Wow. I thought you were a “breaking the law is breaking the law” kind of guy.
Except there was no breaking the law here. Governor vetoing something is completely legal. If he was doing it for the wrong motivation, that would be breaking the law. The motivation was completely correct though.
Vetoing is legal – using a veto threat to try and get someone removed from a position may not be. And if it’s illegal, it’s illegal no matter who they’re trying to remove.
This is a really silly thing to say. You can veto a bill. You can’t (according to the indictment) threaten a veto a bill to try and influence someone to be removed from office. The motivation doesn’t matter, but even if it did, the motivation is wrong.
The motivation was trying to force someone to do something he has absolutely no say over, that is not correct not matter how shitty the victim is.
So a DUI should be a bar from holding public office?
So if I was selling cocaine so that I could buy a nice car, that would be breaking the law. But if I was selling cocaine to pay my mortgage and keep my family off the street, that’s not breaking the law?
An example of an abuse of power: “I don’t think this guy that works in X department should be working there. I’m going to veto the X dept funding bill unless he’s gone.”
It doesn’t matter if the guy in X department is a neo-Nazi or the greatest guy in the world – threatening a veto to get rid of him is abusing one’s political power.

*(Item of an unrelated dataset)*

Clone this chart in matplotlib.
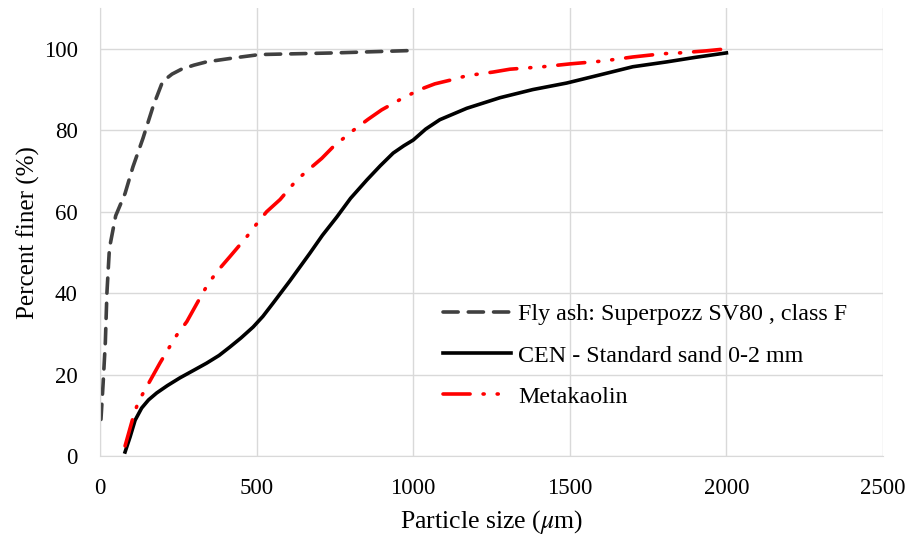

Can someone please explain why threatening to use his veto is not just dirty politics, but actually a crime? Is it a specific crime, or just a general “bringing dishonor to the office” type of vaguely defined crime?
Executives can veto bills and threaten to veto bills, but they can’t threaten to veto bills to try and intimidate someone to resign or get fired.
This looks like the statute (abuse of official capacity) under which he was indicted. The legalese is a little beyond my proficiency.
As I understand it, if the head of the Public Integrity Unit had stepped down, Perry would be the one to appoint the replacement.
Selling cocaine is illegal regardless of motivation. Governor vetoing laws is legal.
The right analogy is: me giving money to you as a birthday gift is not breaking the law. Me giving money to you so that you lower my house’s county assessment value so I could pay smaller RE tax is breaking the law.
And threatening a veto to try and influence someone to be removed from their position is breaking the law, at least according to the indictment.
“According to the indictment”. As I said, malicious prosecutor wielding a bunch of flower children from Austin. No danger of conviction whatsoever.
Or a legitimate indictment based on the possibility that threatening a veto to intimidate someone into being removed from office really is against the law.
I guess, according to Terr, the President could threaten to veto a disaster-aid bill to Texas after a natural disaster unless Rick Perry resigned, and this wouldn’t be against the law.
Sure could. And no, it wouldn’t. The Prez, if he did it, would lose all respect/power and become an instant lame duck though. And bring a lot of his party down as well.